Can anyone explain me the logic behind a J perm(or similar)?

Question

I learned to solve a Rubik's cube recently by intuition and some basic cube theory (not by myself). At the last step, I use corner 3-cycles and corner rotations to reach the final solved state. I understood corner rotation this way: If a corner is rotated CW, then another corner can be rotated CCW without disturbing any other part of cube. Similarly I understood a corner 3-cycle this way (using commutator notations):

• A - replace a corner C1 from left face from right face C2. [U'RU]
• B - Rotate left face so that a new corner from left face C3 gets the place where C1 was. [L]
• A' - place the corner C3 from where C2 was taken. [U'R'U]
• B' - Rotate left face the other way. [L']

Move: ABA'B'
Result: A corner 3-cycle.

I can't apply the same logic to do a 2 corner swap + 2 edge swap.

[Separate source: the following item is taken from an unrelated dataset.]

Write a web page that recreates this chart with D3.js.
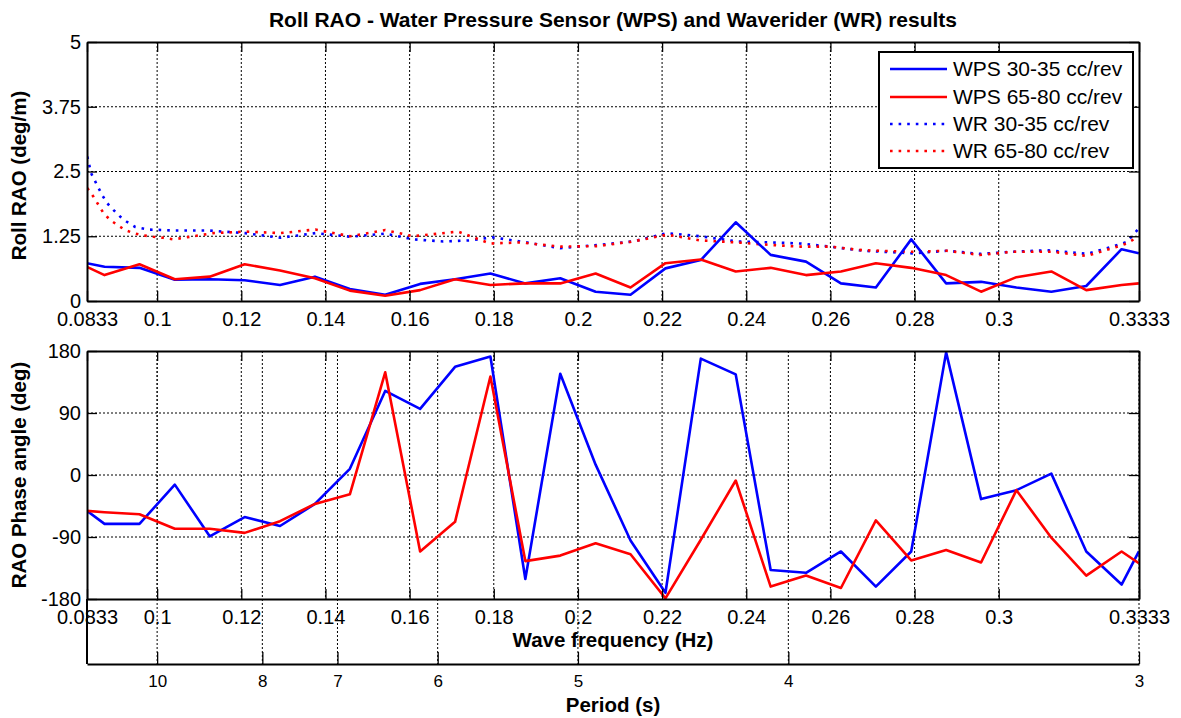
<!DOCTYPE html>
<html><head><meta charset="utf-8">
<script src="https://cdn.jsdelivr.net/npm/d3@7"></script>
<style>
body{margin:0;background:#fff;}
svg{display:block;font-family:"Liberation Sans",Arial,sans-serif;}
.grid line{stroke:#000;stroke-width:1;stroke-dasharray:2,2;}
.axis path{stroke:#000;stroke-width:2;}
.axis line{stroke:#000;stroke-width:1.3;}
.axis text{font-size:20px;fill:#000;font-family:"Liberation Sans",Arial,sans-serif;}
.paxis text{font-size:17px;}
</style></head><body><svg id="c" width="1181" height="718"></svg>
<script>
// ---------- data ----------
const freq = [0.0833,0.0875,0.0958,0.1042,0.1125,0.1208,0.1292,0.1375,0.1458,0.1542,0.1625,0.1708,0.1792,0.1875,0.1958,0.2042,0.2125,0.2208,0.2292,0.2375,0.2458,0.2542,0.2625,0.2708,0.2792,0.2875,0.2958,0.3042,0.3125,0.3208,0.3292,0.3333];
const wpsMag30 = [0.73,0.66,0.64,0.41,0.42,0.40,0.31,0.47,0.23,0.12,0.33,0.42,0.53,0.34,0.44,0.18,0.12,0.63,0.79,1.52,0.89,0.76,0.34,0.26,1.19,0.34,0.37,0.26,0.18,0.29,1.00,0.92];
const wpsMag65 = [0.66,0.50,0.71,0.42,0.47,0.71,0.59,0.44,0.20,0.10,0.21,0.42,0.31,0.34,0.34,0.53,0.26,0.73,0.80,0.57,0.64,0.50,0.57,0.73,0.64,0.50,0.18,0.46,0.57,0.21,0.31,0.34];
const wpsPhase30 = [-52,-71,-71,-14,-89,-61,-74,-42,9,122,96,157,172,-151,147,15,-95,-171,169,146,-138,-142,-111,-162,-111,178,-35,-22,2,-111,-159,-111];
const wpsPhase65 = [-52,-54,-57,-78,-78,-84,-67,-42,-28,149,-111,-68,143,-125,-117,-99,-115,-179,-94,-8,-162,-146,-164,-66,-124,-109,-127,-22,-91,-146,-111,-128];

const wrFreq30 = [0.0834,0.0843,0.0857,0.0869,0.0881,0.0896,0.0912,0.0928,0.0948,0.0979,0.1043,0.1124,0.1209,0.1293,0.1376,0.1459,0.1542,0.1608,0.1680,0.1744,0.1796,0.1863,0.1958,0.2046,0.2131,0.2212,0.2290,0.2378,0.2461,0.2528,0.2599,0.2677,0.2796,0.2877,0.2955,0.3034,0.3114,0.3209,0.3271,0.3304,0.3333];
const wrMag30 = [2.79,2.47,2.24,2.05,1.89,1.76,1.63,1.53,1.43,1.38,1.36,1.36,1.31,1.22,1.31,1.24,1.30,1.19,1.15,1.17,1.23,1.15,1.02,1.08,1.15,1.31,1.25,1.15,1.13,1.11,1.05,0.97,0.92,0.97,0.91,0.95,0.98,0.91,1.05,1.14,1.40];
const wrFreq65 = [0.0834,0.0849,0.0861,0.0873,0.0889,0.0905,0.0924,0.0944,0.0964,0.0991,0.1015,0.1039,0.1071,0.1133,0.1209,0.1293,0.1376,0.1459,0.1542,0.1608,0.1715,0.1791,0.1863,0.1958,0.2046,0.2131,0.2212,0.2290,0.2378,0.2461,0.2528,0.2599,0.2677,0.2796,0.2877,0.2955,0.3034,0.3128,0.3209,0.3271,0.3304,0.3333];
const wrMag65 = [2.18,2.01,1.85,1.69,1.56,1.47,1.37,1.31,1.27,1.24,1.22,1.19,1.23,1.31,1.34,1.31,1.38,1.25,1.37,1.25,1.34,1.11,1.13,1.05,1.06,1.15,1.28,1.17,1.13,1.08,1.05,1.05,0.98,0.95,0.97,0.89,0.95,0.95,0.87,1.02,1.11,1.25];

const freqTicks = [1/12,0.1,0.12,0.14,0.16,0.18,0.2,0.22,0.24,0.26,0.28,0.3,1/3];
const freqTickLabels = ["0.0833","0.1","0.12","0.14","0.16","0.18","0.2","0.22","0.24","0.26","0.28","0.3","0.3333"];
const magTicks = [0,1.25,2.5,3.75,5];
const phaseTicks = [-180,-90,0,90,180];
const periodTicks = [10,8,7,6,5,4,3];
const legendLabels = ["WPS 30-35 cc/rev","WPS 65-80 cc/rev","WR 30-35 cc/rev","WR 65-80 cc/rev"];
const titleText = "Roll RAO - Water Pressure Sensor (WPS) and Waverider (WR) results";

// ---------- layout ----------
const svg = d3.select("#c");
const L = 87, R = 1139;
const topY0 = 42, topY1 = 301;
const botY0 = 351, botY1 = 599;
const perY = 664;
const BLUE = "#0000ff", RED = "#ff0000";

const x = d3.scaleLinear().domain([1/12, 1/3]).range([L, R]);
const yTop = d3.scaleLinear().domain([0, 5]).range([topY1, topY0]);
const yBot = d3.scaleLinear().domain([-180, 180]).range([botY1, botY0]);

svg.append("rect").attr("width",1181).attr("height",718).attr("fill","#fff");

const defs = svg.append("defs");
defs.append("clipPath").attr("id","clipTop").append("rect").attr("x",L).attr("y",topY0).attr("width",R-L).attr("height",topY1-topY0);
defs.append("clipPath").attr("id","clipBot").append("rect").attr("x",L).attr("y",botY0).attr("width",R-L).attr("height",botY1-botY0);

const fmtFreq = d => freqTickLabels[freqTicks.indexOf(d)];
const innerFreq = freqTicks.slice(1, -1);

// ---------- grids ----------
const gTopGrid = svg.append("g").attr("class","grid");
gTopGrid.selectAll("line.v").data(innerFreq).join("line").attr("class","v")
  .attr("x1",d=>x(d)).attr("x2",d=>x(d)).attr("y1",topY0).attr("y2",topY1);
gTopGrid.selectAll("line.h").data(magTicks.slice(1,-1)).join("line").attr("class","h")
  .attr("x1",L).attr("x2",R).attr("y1",d=>yTop(d)).attr("y2",d=>yTop(d));

const gBotGrid = svg.append("g").attr("class","grid");
gBotGrid.selectAll("line.v").data(innerFreq).join("line").attr("class","v")
  .attr("x1",d=>x(d)).attr("x2",d=>x(d)).attr("y1",botY0).attr("y2",botY1);
gBotGrid.selectAll("line.h").data(phaseTicks.slice(1,-1)).join("line").attr("class","h")
  .attr("x1",L).attr("x2",R).attr("y1",d=>yBot(d)).attr("y2",d=>yBot(d));
gBotGrid.selectAll("line.p").data(periodTicks).join("line").attr("class","p")
  .attr("x1",d=>x(1/d)).attr("x2",d=>x(1/d)).attr("y1",botY0).attr("y2",perY);

// ---------- series ----------
const lineTop = d3.line().x(d=>x(d[0])).y(d=>yTop(d[1]));
const lineBot = d3.line().x(d=>x(d[0])).y(d=>yBot(d[1]));
const zip = (a,b) => a.map((v,i)=>[v,b[i]]);

const gTop = svg.append("g").attr("clip-path","url(#clipTop)");
gTop.append("path").datum(zip(wrFreq30,wrMag30)).attr("d",lineTop).attr("fill","none")
  .attr("stroke",BLUE).attr("stroke-width",2.6).attr("stroke-dasharray","2.6,6");
gTop.append("path").datum(zip(wrFreq65,wrMag65)).attr("d",lineTop).attr("fill","none")
  .attr("stroke",RED).attr("stroke-width",2.6).attr("stroke-dasharray","2.6,6");
gTop.append("path").datum(zip(freq,wpsMag30)).attr("d",lineTop).attr("fill","none")
  .attr("stroke",BLUE).attr("stroke-width",2.6).attr("stroke-linejoin","round");
gTop.append("path").datum(zip(freq,wpsMag65)).attr("d",lineTop).attr("fill","none")
  .attr("stroke",RED).attr("stroke-width",2.6).attr("stroke-linejoin","round");

const gBot = svg.append("g").attr("clip-path","url(#clipBot)");
gBot.append("path").datum(zip(freq,wpsPhase30)).attr("d",lineBot).attr("fill","none")
  .attr("stroke",BLUE).attr("stroke-width",2.6).attr("stroke-linejoin","round");
gBot.append("path").datum(zip(freq,wpsPhase65)).attr("d",lineBot).attr("fill","none")
  .attr("stroke",RED).attr("stroke-width",2.6).attr("stroke-linejoin","round");

// ---------- axes ----------
function boxAxes(y0, y1, yScale, yTicks) {
  svg.append("g").attr("class","axis").attr("transform",`translate(0,${y1})`)
    .call(d3.axisBottom(x).tickValues(freqTicks).tickFormat(fmtFreq).tickSizeInner(-10).tickSizeOuter(0).tickPadding(11));
  svg.append("g").attr("class","axis").attr("transform",`translate(0,${y0})`)
    .call(d3.axisTop(x).tickValues(freqTicks).tickFormat("").tickSizeInner(-10).tickSizeOuter(0));
  svg.append("g").attr("class","axis").attr("transform",`translate(${L},0)`)
    .call(d3.axisLeft(yScale).tickValues(yTicks).tickFormat(d=>String(d)).tickSizeInner(-10).tickSizeOuter(0).tickPadding(6));
  svg.append("g").attr("class","axis").attr("transform",`translate(${R},0)`)
    .call(d3.axisRight(yScale).tickValues(yTicks).tickFormat("").tickSizeInner(-10).tickSizeOuter(0));
}
boxAxes(topY0, topY1, yTop, magTicks);
boxAxes(botY0, botY1, yBot, phaseTicks);

// period axis (third axes)
svg.append("g").attr("class","axis paxis").attr("transform",`translate(0,${perY})`)
  .call(d3.axisBottom(x).tickValues(periodTicks.map(t=>1/t)).tickFormat(f=>String(Math.round(1/f)))
    .tickSizeInner(-12).tickSizeOuter(0).tickPadding(11));
svg.append("line").attr("x1",L).attr("x2",L).attr("y1",botY1).attr("y2",perY)
  .attr("stroke","#000").attr("stroke-width",2);

// ---------- texts ----------
svg.append("text").attr("x",(L+R)/2).attr("y",27).attr("text-anchor","middle")
  .attr("font-weight","bold").attr("font-size",21).text(titleText);
svg.append("text").attr("transform",`translate(26,${(topY0+topY1)/2+4}) rotate(-90)`).attr("text-anchor","middle")
  .attr("font-weight","bold").attr("font-size",20.5).text("Roll RAO (deg/m)");
svg.append("text").attr("transform",`translate(26,${(botY0+botY1)/2}) rotate(-90)`).attr("text-anchor","middle")
  .attr("font-weight","bold").attr("font-size",20.5).text("RAO Phase angle (deg)");
svg.append("text").attr("x",(L+R)/2).attr("y",647).attr("text-anchor","middle")
  .attr("font-weight","bold").attr("font-size",20.5).text("Wave frequency (Hz)");
svg.append("text").attr("x",(L+R)/2).attr("y",712).attr("text-anchor","middle")
  .attr("font-weight","bold").attr("font-size",20.5).text("Period (s)");

// ---------- legend ----------
const lg = svg.append("g");
lg.append("rect").attr("x",879).attr("y",52).attr("width",254).attr("height",116)
  .attr("fill","#fff").attr("stroke","#000").attr("stroke-width",2);
const legendStyle = [
  {c:BLUE, dash:null},{c:RED, dash:null},{c:BLUE, dash:"2.6,6"},{c:RED, dash:"2.6,6"}];
const rowY = [69,97,124,151];
legendLabels.forEach((lab,i)=>{
  lg.append("line").attr("x1",890).attr("x2",947).attr("y1",rowY[i]).attr("y2",rowY[i])
    .attr("stroke",legendStyle[i].c).attr("stroke-width",2.6).attr("stroke-dasharray",legendStyle[i].dash);
  lg.append("text").attr("x",953).attr("y",rowY[i]).attr("dy","0.35em").attr("font-size",21).text(lab);
});
</script></body></html>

Can any one explain how J perm (or any other PLL which swaps 2 corners and 2 edges simultaneously) works?

P.S : I learned to solve the cube from this video.

Answer 1

A J-perm swaps two adjacent corners and two adjacent edges in the last layer.

If you combine this with a further quarter turn of the last layer, then one of those swapped corners and one swapped edge returns to its original position. What is left is a 3-cycle of the other corners and a 3-cycle of the other edges.

The technique you describe is commutation, and ABA'B' is called a commutator. Since A and B are both undone in A' and B', a commutator move sequence contains an even number of quarter turns. Every quarter turn changes the permutation parity of the corner from even to odd or vice versa (and the same for the edge permutation parity), so a commutator does not change the permutation parities at all. Unfortunately the effect of a J-perm is an odd permutation on corners and on edges (a single swap is an odd permutation). It is therefore not possible to do a J-perm using commutators only. It needs an odd number of quarter turns to change parity.

So to do a J-perm you need to make an odd number of quarter turns, and you can most easily take care of that by doing a single quarter turn of the last layer. What is left is then an even permutation which can be done by commutators. In particular, you have two 3-cycles, which you already understand how to do by commutation.

The actual J-perm move sequences that speedsolvers use are generally incomprehensible, like most of their move sequences. They are optimised for speed and were often found by computer. They usually don't have as much structure as slightly longer sequences that were found by hand without computer assistance.